Copyright notice

All content copyright 2010 by Chelsea Biondolillo. Seriously.

Saturday, July 14, 2012

a few notes on Nebraska


(The state, not the Bruce Springsteen album.)

It's hot. Camping in hot, muggy weather is high on my list of Things to Generally Avoid, so I'm going to happily accept the place to stay I've been offered in Lincoln.


It's flat. Like woah. I mean, there are some lovely brief moments of alluvial depression that appear out of nowhere, and occasional small rolls in the land that could almost be hills--but it couldn't be more clear that this was recently (geologically speaking) the site of a sea. The effects of water, recent and otherwise, can best be seen on the grazed land, where the grass is uniformly short. It's so flat that all of the current water meanders in this drought year.


It's covered in corn. I mean, you guys, they are not lying about the corn. It is tall and everywhere. There are also some soybeans, and I've seen one wheat field, but corn corn corn corn corn corn. The sandy, slippery dirt roads that serve as 55 mph thoroughfares all over the last couple of counties I was in--and maybe all of them, I can't rightly say--seem to serve the sole purpose of getting from one corn field to another.


The prairie is full of bugs and birds. I have a lot of feelings about both, so I'm going to hold off on putting anything down on the permanent internet record just yet.

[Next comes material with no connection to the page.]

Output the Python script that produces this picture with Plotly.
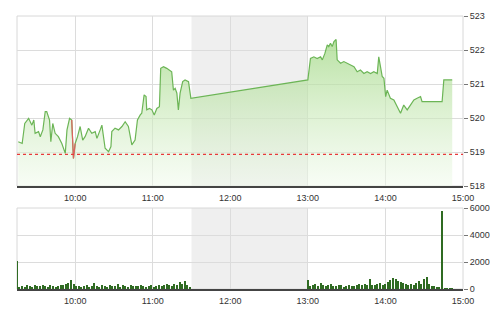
import plotly.graph_objects as go
from datetime import datetime, timedelta

DAY = "2024-01-02 "

# ---- index line (time, value) ----
times_am = ["09:16","09:19","09:21","09:24","09:26:30","09:28","09:29","09:31:40","09:33","09:35",
            "09:36:50","09:38","09:40:10","09:41:10","09:42:40","09:44:30","09:47","09:49:40","09:52:20","09:53:40",
            "09:55:40","09:57:20","09:58:40","10:00","10:01:50","10:03:50","10:05:50","10:07:40","10:10:20","10:12:50",
            "10:15:30","10:16:50","10:19:20","10:20:40","10:23:10","10:25:50","10:27:40","10:28:20","10:30:50","10:33:30",
            "10:36:10","10:38:40","10:41:10","10:43:50","10:46:20","10:48:10","10:50:20","10:51:30","10:53:20","10:54:50",
            "10:55:20","10:57:30","10:59:20","11:01:10","11:03:10","11:05:10","11:06:10","11:08:20","11:10:50","11:13:20",
            "11:14:40","11:16","11:17:20","11:18:40","11:19:50","11:21:10","11:23:10","11:25","11:27:40","11:29:30"]
values_am = [519.30, 519.25, 519.84, 519.99, 519.79, 519.94, 519.55, 519.60, 519.45, 519.65,
             520.19, 520.19, 519.94, 519.30, 519.84, 519.55, 519.45, 519.25, 518.96, 519.65,
             519.99, 519.94, 518.81, 519.25, 519.45, 519.75, 519.35, 519.45, 519.70, 519.55,
             519.60, 519.40, 519.65, 519.79, 519.11, 519.01, 519.16, 519.60, 519.70, 519.65,
             519.75, 519.89, 519.75, 519.21, 519.35, 519.94, 520.09, 520.14, 520.68, 520.63,
             520.24, 520.28, 520.24, 520.09, 520.28, 520.33, 521.46, 521.51, 521.46, 521.41,
             521.36, 520.82, 520.87, 520.73, 520.24, 520.73, 521.07, 521.12, 521.07, 520.58]
times_pm = ["13:00","13:02","13:04:40","13:07:10","13:09:50","13:11:10","13:13:10","13:15","13:16:10","13:17:30",
            "13:18:50","13:20:10","13:21:50","13:22:40","13:25:20","13:27:50","13:30:20","13:33","13:35:40","13:38:10",
            "13:40:40","13:43:20","13:45:50","13:48:30","13:51","13:53:40","13:54:50","13:56:10","13:57:30","13:58:50",
            "14:00:10","14:01:20","14:03:50","14:06:30","14:09:10","14:11:40","14:14:10","14:16:50","14:19:20","14:22",
            "14:24:30","14:27:10","14:28:20","14:31","14:34:50","14:38:40","14:43:50","14:45:10","14:47:40","14:51:40"]
values_pm = [521.12, 521.75, 521.80, 521.75, 521.80, 521.71, 521.90, 522.15, 522.10, 522.20,
             522.10, 522.25, 522.31, 521.71, 521.61, 521.66, 521.61, 521.56, 521.51, 521.36,
             521.41, 521.31, 521.36, 521.31, 521.36, 521.31, 521.80, 521.51, 521.22, 521.17,
             520.63, 520.82, 520.58, 520.53, 520.33, 520.14, 520.38, 520.24, 520.38, 520.53,
             520.58, 520.63, 520.48, 520.48, 520.48, 520.48, 520.48, 521.12, 521.12, 521.12]
reference_value = 518.93

# ---- volume (2-minute bars) ----
vol_am_start = "09:15"
volume_am = [2050, 180, 250, 150, 300, 220, 160, 280, 240, 190,
             310, 200, 170, 260, 230, 150, 200, 320, 280, 350,
             450, 700, 380, 250, 200, 160, 220, 300, 180, 250,
             420, 230, 170, 260, 210, 150, 300, 240, 200, 350,
             180, 260, 220, 170, 300, 250, 190, 230, 280, 200,
             160, 250, 320, 180, 240, 300, 210, 260, 350, 280,
             220, 400, 300, 520, 350, 600, 300, 180]
vol_pm_start = "13:00"
volume_pm = [650, 200, 280, 350, 250, 420, 300, 220, 260, 380,
             240, 200, 300, 260, 180, 230, 310, 250, 200, 280,
             350, 300, 400, 260, 750, 330, 280, 350, 420, 300,
             380, 500, 650, 800, 720, 600, 500, 420, 380, 300,
             350, 280, 450, 600, 400, 750, 880, 350, 200, 250,
             150, 120, 5800, 30, 20, 20, 20]

price_ticks = [518, 519, 520, 521, 522, 523]
volume_ticks = [0, 2000, 4000, 6000]


def ts(t):
    return DAY + (t if t.count(":") == 2 else t + ":00")


def series_times(start, n, step_min=2):
    t0 = datetime.strptime(DAY + start, "%Y-%m-%d %H:%M")
    return [(t0 + timedelta(minutes=step_min * i)).strftime("%Y-%m-%d %H:%M:%S") for i in range(n)]


x_line = [ts(t) for t in times_am + times_pm]
y_line = values_am + values_pm

x0 = DAY + "09:15:00"
x1 = DAY + "15:00:00"
lunch0 = DAY + "11:30:00"
lunch1 = DAY + "13:00:00"

fig = go.Figure()

# baseline for fill
fig.add_trace(go.Scatter(x=[x_line[0], x_line[-1]], y=[518, 518], mode="lines",
                         line=dict(width=0, color="rgba(0,0,0,0)"), hoverinfo="skip",
                         showlegend=False, xaxis="x", yaxis="y"))
fig.add_trace(go.Scatter(x=x_line, y=y_line, mode="lines", fill="tonexty",
                         fillgradient=dict(type="vertical", start=518, stop=522.4,
                                           colorscale=[[0, "rgba(240,250,235,0.5)"],
                                                       [1, "rgba(160,215,130,0.75)"]]),
                         line=dict(color="#6cb556", width=1.2), showlegend=False,
                         xaxis="x", yaxis="y"))
# red spike segment near 10:00
spike_i = 22
fig.add_trace(go.Scatter(x=x_line[spike_i - 1:spike_i + 2], y=y_line[spike_i - 1:spike_i + 2],
                         mode="lines", line=dict(color="#e06060", width=1.2), showlegend=False,
                         xaxis="x", yaxis="y"))
# reference dotted line
fig.add_trace(go.Scatter(x=[x0, x1], y=[reference_value, reference_value], mode="lines",
                         line=dict(color="#e83a3a", width=1.2, dash="dot"), showlegend=False,
                         xaxis="x", yaxis="y"))

# volume
fig.add_trace(go.Bar(x=series_times(vol_am_start, len(volume_am)) + series_times(vol_pm_start, len(volume_pm)),
                     y=volume_am + volume_pm, width=70000, marker=dict(color="#2f6b22", line_width=0),
                     showlegend=False, xaxis="x2", yaxis="y2"))

top_dom = [1 - 186 / 312, 1 - 16 / 312]
bot_dom = [1 - 289 / 312, 1 - 208 / 312]
x_dom = [17 / 500, 463 / 500]

font = dict(family="Liberation Sans, Arial, sans-serif", size=9, color="#333")
xcommon = dict(type="date", range=[x0, x1], tickformat="%H:%M", dtick=3600000,
               tick0=DAY + "10:00:00", showgrid=True, gridcolor="#dcdcdc", gridwidth=1,
               showline=True, linecolor="#444", linewidth=1.5, ticks="", tickfont=font,
               domain=x_dom, zeroline=False, automargin=False, ticklabelstandoff=2)

shapes = []
for dom in (top_dom, bot_dom):
    shapes.append(dict(type="rect", xref="x", yref="paper", x0=lunch0, x1=lunch1,
                       y0=dom[0], y1=dom[1], fillcolor="#efefef", line_width=0, layer="below"))
    shapes.append(dict(type="rect", xref="paper", yref="paper", x0=x_dom[0], x1=x_dom[1],
                       y0=dom[0], y1=dom[1], line=dict(color="#d8d8d8", width=1), layer="below"))

fig.update_layout(
    width=500, height=312, margin=dict(l=0, r=0, t=0, b=0),
    paper_bgcolor="white", plot_bgcolor="rgba(0,0,0,0)",
    shapes=shapes, bargap=0,
    xaxis=dict(**xcommon, anchor="y"),
    xaxis2=dict(**xcommon, anchor="y2", matches="x"),
    yaxis=dict(domain=top_dom, range=[518, 523], side="right", tickvals=price_ticks,
               ticks="outside", ticklen=4, tickcolor="#777", tickfont=font,
               showgrid=True, gridcolor="#dcdcdc", zeroline=False, automargin=False, anchor="x"),
    yaxis2=dict(domain=bot_dom, range=[0, 6000], side="right", tickvals=volume_ticks,
                ticks="outside", ticklen=4, tickcolor="#777", tickfont=font,
                showgrid=True, gridcolor="#dcdcdc", zeroline=False, automargin=False, anchor="x2"),
)

fig.write_html("out.html")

Some fun facts I've learned since I've been here:
  • The Tiger Salamander, once common to the plains wetlands, can live for up to 25 years. 
  • Five different strangulation murders (in the US) were originally blamed on constricting snakes--but constrictors always go for the chest/thoracic region rather than the neck. 
  • A landowner cannot modify/undo a reconstructed wetland on his or her land--it becomes protected land--but no such protection exists for reconstructed prairie. 
  • Marijuana is a naturally occurring prairie plant. 
  • There are 45 species of bumble bees in North America, and 20 of them are Nebraska residents. 
  • Carrion beetles smell just as you'd expect them to. 
  • Scientific data has incredibly rigid limitations.